THE TASK
Below are entries. Give back exactly the lines from the one containing "Generate a LaTeX" through the one containing "(dnext) at (812,192)", inclusive, without the pictures.

Begin RECORD EXTRACTS

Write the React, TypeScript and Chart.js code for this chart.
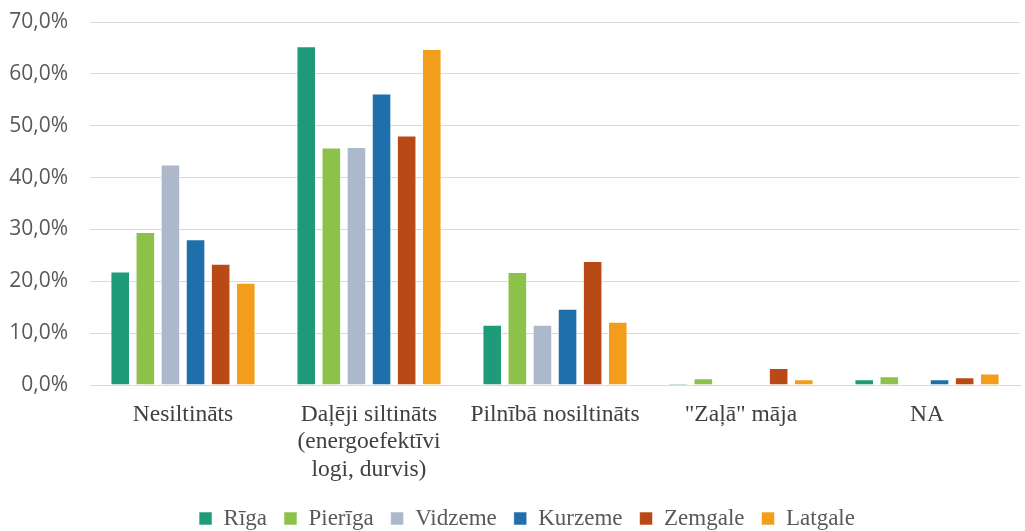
import React, { useEffect, useRef } from "react";
import { Chart, registerables } from "chart.js";

Chart.register(...registerables);

const categories: (string | string[])[] = [
  "Nesiltināts",
  ["Daļēji siltināts", "(energoefektīvi", "logi, durvis)"],
  "Pilnībā nosiltināts",
  "\"Zaļā\" māja",
  "NA",
];

const seriesNames = ["Rīga", "Pierīga", "Vidzeme", "Kurzeme", "Zemgale", "Latgale"];
const seriesColors = ["#1f9b79", "#8cc24a", "#adb9cb", "#1f6faa", "#b94a18", "#f29e1c"];

const riga = [0.219, 0.653, 0.116, 0.003, 0.011];
const pieriga = [0.295, 0.458, 0.218, 0.013, 0.017];
const vidzeme = [0.425, 0.459, 0.116, 0.0, 0.0];
const kurzeme = [0.281, 0.562, 0.147, 0.0, 0.011];
const zemgale = [0.234, 0.481, 0.239, 0.033, 0.015];
const latgale = [0.197, 0.648, 0.122, 0.011, 0.022];

const seriesValues = [riga, pieriga, vidzeme, kurzeme, zemgale, latgale];

const yTicks = [0, 0.1, 0.2, 0.3, 0.4, 0.5, 0.6, 0.7];

const legendShift = {
  id: "legendShift",
  afterLayout(chart: any) {
    const lg = chart.legend;
    if (lg) {
      lg.top += 9;
      lg.bottom += 9;
      lg.left += 17;
      lg.right += 17;
    }
  },
};

export default function App() {
  const ref = useRef<HTMLCanvasElement | null>(null);

  useEffect(() => {
    document.body.style.margin = "0";
    const canvas = ref.current;
    if (!canvas) return;
    const chart = new Chart(canvas, {
      type: "bar",
      data: {
        labels: categories,
        datasets: seriesNames.map((name, i) => ({
          label: name,
          data: seriesValues[i],
          backgroundColor: seriesColors[i],
          borderColor: "rgba(255,255,255,0.55)",
          borderWidth: 1,
          categoryPercentage: 0.81,
          barPercentage: 0.78,
        })),
      },
      options: {
        responsive: false,
        animation: false,
        layout: { padding: { top: 22, right: 5, left: 0, bottom: 0 } },
        plugins: {
          tooltip: { enabled: false },
          legend: {
            position: "bottom",
            labels: {
              font: { family: "'Liberation Serif', serif", size: 23 },
              color: "#595959",
              boxWidth: 13,
              boxHeight: 13,
              padding: 17,
            },
          },
        },
        scales: {
          x: {
            grid: { display: false, drawTicks: false },
            border: { display: true, color: "#d9d9d9", width: 1 },
            ticks: {
              font: { family: "'Liberation Serif', serif", size: 23.5, lineHeight: 1.17 },
              color: "#404040",
              maxRotation: 0,
              autoSkip: false,
              padding: 16,
            },
            afterFit: (scale: any) => {
              scale.height = 96;
            },
          },
          y: {
            min: 0,
            max: 0.7,
            afterBuildTicks: (scale: any) => {
              scale.ticks = yTicks.map((v) => ({ value: v }));
            },
            grid: {
              color: "#d9d9d9",
              lineWidth: 1,
              drawTicks: true,
              tickLength: 22,
              tickColor: "rgba(0,0,0,0)",
            },
            border: { display: false },
            ticks: {
              font: { family: "'Open Sans', sans-serif", size: 21 },
              color: "#595959",
              padding: 0,
              callback: (v: any) => (Number(v) * 100).toFixed(1).replace(".", ",") + "%",
            },
            afterFit: (scale: any) => {
              scale.width = 90;
            },
          },
        },
      },
      plugins: [legendShift],
    });
    return () => chart.destroy();
  }, []);

  return (
    <div style={{ width: 1025, height: 531 }}>
      <canvas ref={ref} width={1025} height={531} />
    </div>
  );
}
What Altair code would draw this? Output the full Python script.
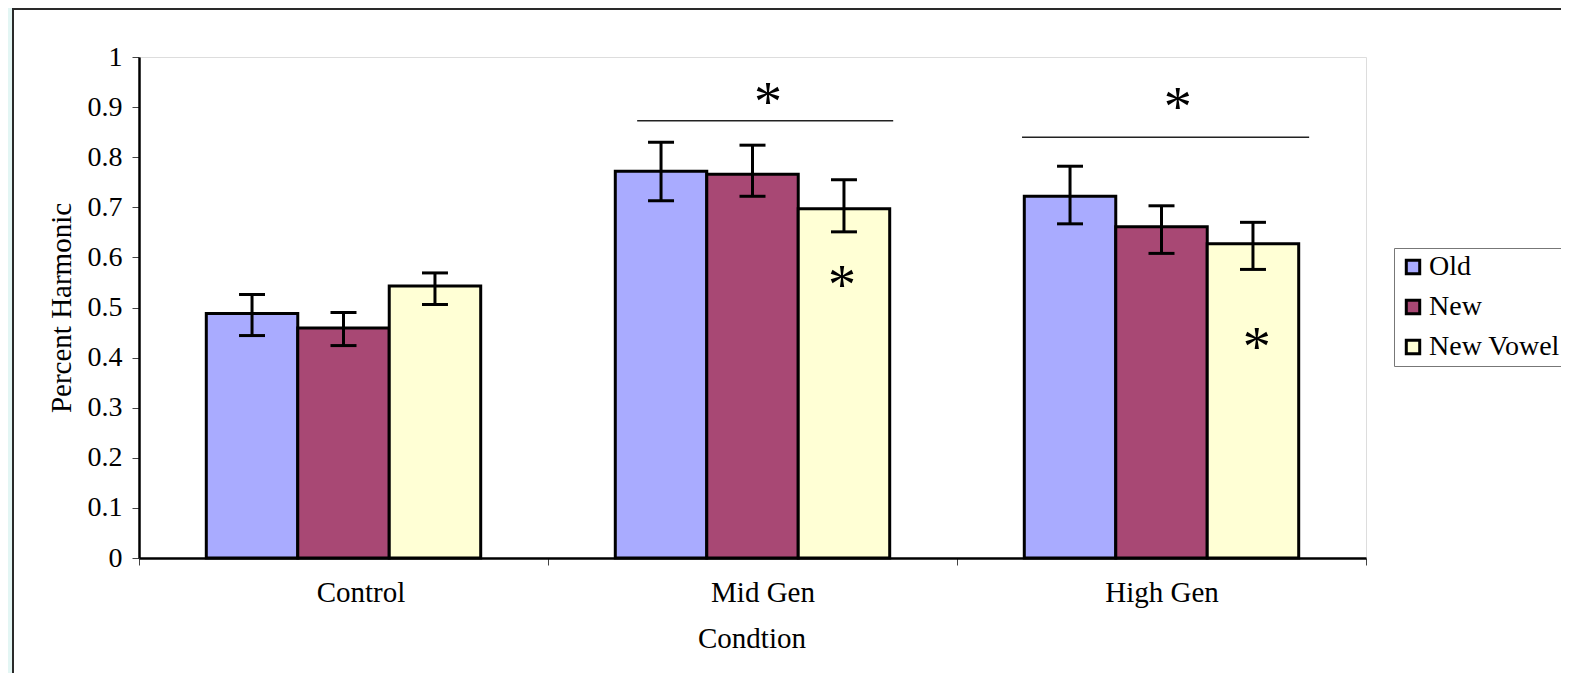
import altair as alt
import pandas as pd

# ---- data ----
conditions = ["Control", "Mid Gen", "High Gen"]
groups = ["Old", "New", "New Vowel"]
colors = ["#a9abff", "#a84874", "#ffffd5"]

old_mean = [0.488, 0.772, 0.722]
old_lo = [0.444, 0.713, 0.667]
old_hi = [0.526, 0.830, 0.782]

new_mean = [0.459, 0.766, 0.661]
new_lo = [0.424, 0.722, 0.608]
new_hi = [0.490, 0.824, 0.703]

nv_mean = [0.543, 0.697, 0.627]
nv_lo = [0.506, 0.651, 0.576]
nv_hi = [0.569, 0.755, 0.670]

y_ticks = [0, 0.1, 0.2, 0.3, 0.4, 0.5, 0.6, 0.7, 0.8, 0.9, 1]

# significance annotations (x in category units 0..3, y in data units)
sig_line_x1 = [1.218, 2.159]
sig_line_x2 = [1.844, 2.861]
sig_line_y = [0.873, 0.840]
star_x = [1.538, 2.540, 1.719, 2.733]
star_y = [0.925, 0.915, 0.559, 0.436]

rows = []
for g, m, lo, hi in [("Old", old_mean, old_lo, old_hi),
                     ("New", new_mean, new_lo, new_hi),
                     ("New Vowel", nv_mean, nv_lo, nv_hi)]:
    for c, a, b, d in zip(conditions, m, lo, hi):
        rows.append({"cond": c, "grp": g, "mean": a, "lo": b, "hi": d})
df = pd.DataFrame(rows)

lines_df = pd.DataFrame({"x1": sig_line_x1, "x2": sig_line_x2, "y": sig_line_y})
stars_df = pd.DataFrame({"x": star_x, "y": star_y, "t": ["*"] * len(star_x)})
one = pd.DataFrame({"a": [0]})

W, H = 1227, 501
FONT = "Liberation Serif"

y_scale = alt.Scale(domain=[0, 1], nice=False, zero=True)
y_axis = alt.Axis(
    title="Percent Harmonic", values=y_ticks, format="~f", zindex=1,
    labelFont=FONT, labelFontSize=28, labelColor="black", labelPadding=10,
    tickSize=7, tickColor="#444", tickWidth=1,
    domainColor="black", domainWidth=2.5, grid=False,
    titleFont=FONT, titleFontSize=29, titleFontWeight="normal", titleColor="black",
    titleAngle=-90, titleBaseline="alphabetic", titleAlign="center",
    titleX=-69, titleY=H / 2,
)
x_scale = alt.Scale(paddingInner=0, paddingOuter=0)
x_axis = alt.Axis(
    title="Condtion", labelAngle=0, tickBand="extent", zindex=1,
    labelFont=FONT, labelFontSize=29, labelColor="black",
    labelBaseline="alphabetic", labelPadding=36,
    labelOffset=alt.ExprRef("datum.value == 'Control' ? 17 : (datum.value == 'Mid Gen' ? 10 : 0)"),
    tickSize=7, tickColor="#444", tickWidth=1,
    domainColor="black", domainWidth=2.5, grid=False,
    titleFont=FONT, titleFontSize=29, titleFontWeight="normal", titleColor="black",
    titleBaseline="alphabetic", titleX=W / 2 - 1, titleY=89,
)

def X():
    return alt.X("cond:N", sort=conditions, scale=x_scale, axis=x_axis)

def XO():
    return alt.XOffset("grp:N", sort=groups,
                       scale=alt.Scale(domain=groups, paddingInner=0, paddingOuter=0.7357))

def Y(field):
    return alt.Y(f"{field}:Q", scale=y_scale, axis=y_axis)

# page decoration: cyan strip + dark border of the white box
strip = alt.Chart(one).mark_rect(fill="#e3f6f4").encode(
    x=alt.value(-131), x2=alt.value(-127), y=alt.value(-49), y2=alt.value(3000)
)
border_left = alt.Chart(one).mark_rule(color="#2a2a2a", strokeWidth=2).encode(
    x=alt.value(-126), y=alt.value(-48), y2=alt.value(3000)
)
border_top = alt.Chart(one).mark_rule(color="#2a2a2a", strokeWidth=2).encode(
    x=alt.value(-127), x2=alt.value(3000), y=alt.value(-48)
)

bars = alt.Chart(df).mark_bar(stroke="black", strokeWidth=3).encode(
    x=X(), xOffset=XO(), y=Y("mean"),
    fill=alt.Fill("grp:N", sort=groups,
                  scale=alt.Scale(domain=groups, range=colors),
                  legend=alt.Legend(
                      orient="none", legendX=1255, legendY=191, title=None,
                      symbolType="square", symbolSize=180,
                      symbolStrokeColor="black", symbolStrokeWidth=3,
                      labelFont=FONT, labelFontSize=28, labelColor="black",
                      labelOffset=2, rowPadding=12, padding=5,
                      strokeColor="#777", fillColor="white",
                  )),
)

err_rule = alt.Chart(df).mark_rule(color="black", strokeWidth=3).encode(
    x=X(), xOffset=XO(), y=Y("lo"), y2="hi:Q"
)
err_lo = alt.Chart(df).mark_tick(color="black", thickness=3, size=26, orient="horizontal", opacity=1).encode(
    x=X(), xOffset=XO(), y=Y("lo")
)
err_hi = alt.Chart(df).mark_tick(color="black", thickness=3, size=26, orient="horizontal", opacity=1).encode(
    x=X(), xOffset=XO(), y=Y("hi")
)

xq = alt.Scale(domain=[0, 3], nice=False, zero=False)
sig_lines = alt.Chart(lines_df).mark_rule(color="#222", strokeWidth=1.5).encode(
    x=alt.X("x1:Q", scale=xq, axis=None), x2="x2:Q", y=Y("y")
)
stars = alt.Chart(stars_df).mark_text(
    font=FONT, fontSize=56, color="black", baseline="alphabetic", dy=26
).encode(
    x=alt.X("x:Q", scale=xq, axis=None), y=Y("y"), text="t:N"
)

main = alt.layer(bars, err_rule, err_lo, err_hi)
annot = alt.layer(sig_lines, stars)

chart = alt.layer(strip, border_left, border_top, main, annot).resolve_scale(x="independent").properties(
    width=W, height=H,
    autosize=alt.AutoSizeParams(type="none"),
    padding={"left": 131, "top": 49, "right": 195, "bottom": 115},
    background="white",
).configure_view(stroke="black", strokeWidth=2.5).configure(font=FONT)

chart.save("out.html", embed_options={"renderer": "svg", "actions": False})
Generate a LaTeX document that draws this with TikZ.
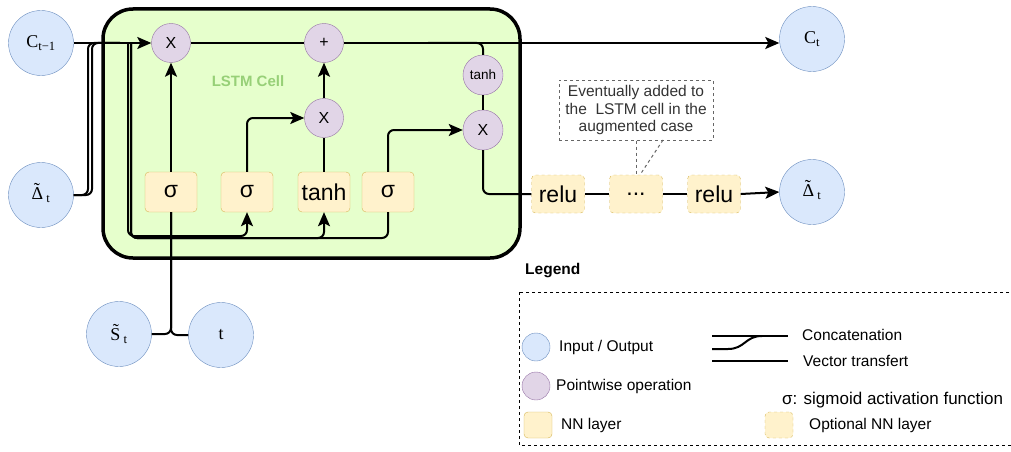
\documentclass[tikz,border=0pt]{standalone}
\usepackage{fontspec}
\setmainfont{Liberation Sans}
\newfontfamily\lblfont{Liberation Serif}
\usetikzlibrary{arrows.meta}

\definecolor{iofill}{HTML}{DAE8FC}
\definecolor{ioline}{HTML}{6C8EBF}
\definecolor{pwfill}{HTML}{E1D5E7}
\definecolor{pwline}{HTML}{9673A6}
\definecolor{nnfill}{HTML}{FFF2CC}
\definecolor{nnline}{HTML}{D6B656}
\definecolor{cellfill}{HTML}{E6FFCC}
\definecolor{cellname}{HTML}{97D077}
\definecolor{notegray}{HTML}{666666}
\definecolor{notetext}{HTML}{333333}

\newcommand{\tildedelta}{\ooalign{Δ\cr\hidewidth\raisebox{0.22em}{\symbol{"02DC}}\hidewidth\kern0.08em\cr}}

\begin{document}
\begin{tikzpicture}[x=1pt,y=-1pt,
    wire/.style={line width=2pt,rounded corners=6pt},
    arr/.style={-{Stealth[length=14pt,width=12pt,inset=3pt]}},
    io/.style={circle,draw=ioline,fill=iofill,minimum size=65pt,inner sep=0pt,
      font=\lblfont\fontsize{18}{20}\selectfont},
    pw/.style={circle,draw=pwline,fill=pwfill,minimum size=39pt,inner sep=0pt,
      font=\fontsize{16}{18}\selectfont},
    nn/.style={rectangle,rounded corners=4pt,draw=nnline,fill=nnfill,minimum width=52pt,
      minimum height=40pt,inner sep=0pt,font=\fontsize{23}{25}\selectfont},
    opt/.style={nn,dashed,minimum width=53pt,minimum height=38pt},
    lgd/.style={anchor=west,inner sep=0pt,font=\fontsize{15.5}{18}\selectfont},
  ]
  \useasboundingbox (0,0) rectangle (1011,452);

  \draw[line width=3.5pt,fill=cellfill,rounded corners=30pt] (103,9) rectangle (520,258);
  \node[text=cellname,font=\bfseries\fontsize{15}{17}\selectfont] (celltitle) at (248,81) {LSTM Cell};

  \node[io] (cprev) at (41,43) {C\textsubscript{t−1}};
  \node[io] (dprev) at (41,195) {\tildedelta\,\textsubscript{t}};
  \node[io] (st) at (119,334) {\~{S}\,\textsubscript{t}};
  \node[io] (tt) at (221,335) {t};
  \node[io] (cnext) at (812,39) {C\textsubscript{t}};
  \node[io] (dnext) at (812,192) {\tildedelta\,\textsubscript{t}};

  \node[pw] (mulf) at (171,43) {X};
  \node[pw] (add) at (324,43) {+};
  \node[pw] (muli) at (324,118) {X};
  \node[pw,minimum size=40pt,font=\fontsize{13.5}{15}\selectfont] (tanhc) at (483,75) {tanh};
  \node[pw,minimum size=40pt] (mulo) at (483,130) {X};

  \node[nn] (sigf) at (171,192) {σ};
  \node[nn] (sigi) at (247,192) {σ};
  \node[nn] (tanhl) at (324,192) {tanh};
  \node[nn] (sigo) at (388,192) {σ};

  \node[opt] (relua) at (558,194) {relu};
  \node[opt] (dots) at (636,194) {...};
  \node[opt] (relub) at (714,194) {relu};

  \node[draw=notegray,dashed,line width=1pt,text=notetext,align=center,minimum width=154pt,
    minimum height=60pt,inner sep=0pt,font=\fontsize{15.5}{17.5}\selectfont] (note) at (636,110)
    {Eventually added to\\the~~LSTM cell in the\\augmented case};
  \coordinate (notetip) at (663,140);
  \draw[notegray,dashed,line width=1pt] (note.south) -- (dots.north);
  \draw[notegray,dashed,line width=1pt] (notetip) -- ([xshift=4pt]dots.north);

  \coordinate (catd) at (120,43);
  \coordinate (catx) at (128,43);
  \coordinate (caty) at (131,43);
  \coordinate (tapo) at (428,43);

  \draw[wire,arr] (cprev.east) -- (mulf.west);
  \draw[wire] (dprev.east) -- (88,195) -- (88,43) -- (catd);
  \draw[wire] (dprev.east) -- (92,195) -- (92,43) -- (catd);
  \draw[wire,arr] (catx) -- (128,236) -- (247,236) -- (sigi.south);
  \draw[wire,arr] (caty) -- (131,238) -- (324,238) -- (tanhl.south);
  \draw[wire] (caty) -- (131,238) -- (388,238) -- (sigo.south);
  \draw[wire] (st.east) -| (sigf.south);
  \draw[wire] (tt.west) -| (sigf.south);

  \draw[wire,arr] (sigf.north) -- (mulf.south);
  \draw[wire] (mulf.east) -- (add.west);
  \draw[wire,arr] (sigi.north) |- (muli.west);
  \draw[wire] (tanhl.north) -- (muli.south);
  \draw[wire,arr] (muli.north) -- (add.south);
  \draw[wire,arr] (add.east) -- (add.east -| cnext.west);
  \draw[wire] (tapo) -| (tanhc.north);
  \draw[wire] (tanhc.south) -- (mulo.north);
  \draw[wire,arr] (sigo.north) |- (mulo.west);
  \draw[wire] (mulo.south) |- (relua.west);
  \draw[wire] (relua.east) -- (dots.west);
  \draw[wire] (dots.east) -- (relub.west);
  \draw[wire,arr] (relub.east) -- (dnext.west);

  % legend
  \node[anchor=west,inner sep=0pt,font=\bfseries\fontsize{15.5}{18}\selectfont] (lgdtitle) at (525,271) {Legend};
  \draw[line width=1pt,dash pattern=on 3pt off 3pt] (519,292) rectangle (1016,445);

  \node[io,minimum size=28pt] (lgdio) at (536,347) {};
  \node[lgd] (lgdiotxt) at (559,347) {Input / Output};
  \node[pw,minimum size=28pt] (lgdpw) at (536,386) {};
  \node[lgd] (lgdpwtxt) at (556,386) {Pointwise operation};
  \node[nn,minimum width=28pt,minimum height=26pt] (lgdnn) at (538,425) {};
  \node[lgd] (lgdnntxt) at (561,425) {NN layer};

  \draw[line width=2pt] (712,336) -- (788,336);
  \draw[line width=2pt] (712,349) -- (728,349) .. controls (745,349) and (745,336) .. (762,336);
  \draw[line width=2pt] (712,361) -- (788,361);
  \node[lgd] (lgdcat) at (802,335) {Concatenation};
  \node[lgd] (lgdvec) at (803,361) {Vector transfert};
  \node[lgd,font=\fontsize{17}{19}\selectfont] (lgdsig) at (782,400) {σ: sigmoid activation function};
  \node[opt,minimum width=28pt,minimum height=26pt] (lgdopt) at (779,425) {};
  \node[lgd] (lgdopttxt) at (809,425) {Optional NN layer};
\end{tikzpicture}
\end{document}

End RECORD EXTRACTS

ANSWER FOR THE TASK
Generate a LaTeX document that draws this with TikZ.
\documentclass[tikz,border=0pt]{standalone}
\usepackage{fontspec}
\setmainfont{Liberation Sans}
\newfontfamily\lblfont{Liberation Serif}
\usetikzlibrary{arrows.meta}

\definecolor{iofill}{HTML}{DAE8FC}
\definecolor{ioline}{HTML}{6C8EBF}
\definecolor{pwfill}{HTML}{E1D5E7}
\definecolor{pwline}{HTML}{9673A6}
\definecolor{nnfill}{HTML}{FFF2CC}
\definecolor{nnline}{HTML}{D6B656}
\definecolor{cellfill}{HTML}{E6FFCC}
\definecolor{cellname}{HTML}{97D077}
\definecolor{notegray}{HTML}{666666}
\definecolor{notetext}{HTML}{333333}

\newcommand{\tildedelta}{\ooalign{Δ\cr\hidewidth\raisebox{0.22em}{\symbol{"02DC}}\hidewidth\kern0.08em\cr}}

\begin{document}
\begin{tikzpicture}[x=1pt,y=-1pt,
    wire/.style={line width=2pt,rounded corners=6pt},
    arr/.style={-{Stealth[length=14pt,width=12pt,inset=3pt]}},
    io/.style={circle,draw=ioline,fill=iofill,minimum size=65pt,inner sep=0pt,
      font=\lblfont\fontsize{18}{20}\selectfont},
    pw/.style={circle,draw=pwline,fill=pwfill,minimum size=39pt,inner sep=0pt,
      font=\fontsize{16}{18}\selectfont},
    nn/.style={rectangle,rounded corners=4pt,draw=nnline,fill=nnfill,minimum width=52pt,
      minimum height=40pt,inner sep=0pt,font=\fontsize{23}{25}\selectfont},
    opt/.style={nn,dashed,minimum width=53pt,minimum height=38pt},
    lgd/.style={anchor=west,inner sep=0pt,font=\fontsize{15.5}{18}\selectfont},
  ]
  \useasboundingbox (0,0) rectangle (1011,452);

  \draw[line width=3.5pt,fill=cellfill,rounded corners=30pt] (103,9) rectangle (520,258);
  \node[text=cellname,font=\bfseries\fontsize{15}{17}\selectfont] (celltitle) at (248,81) {LSTM Cell};

  \node[io] (cprev) at (41,43) {C\textsubscript{t−1}};
  \node[io] (dprev) at (41,195) {\tildedelta\,\textsubscript{t}};
  \node[io] (st) at (119,334) {\~{S}\,\textsubscript{t}};
  \node[io] (tt) at (221,335) {t};
  \node[io] (cnext) at (812,39) {C\textsubscript{t}};
  \node[io] (dnext) at (812,192) {\tildedelta\,\textsubscript{t}};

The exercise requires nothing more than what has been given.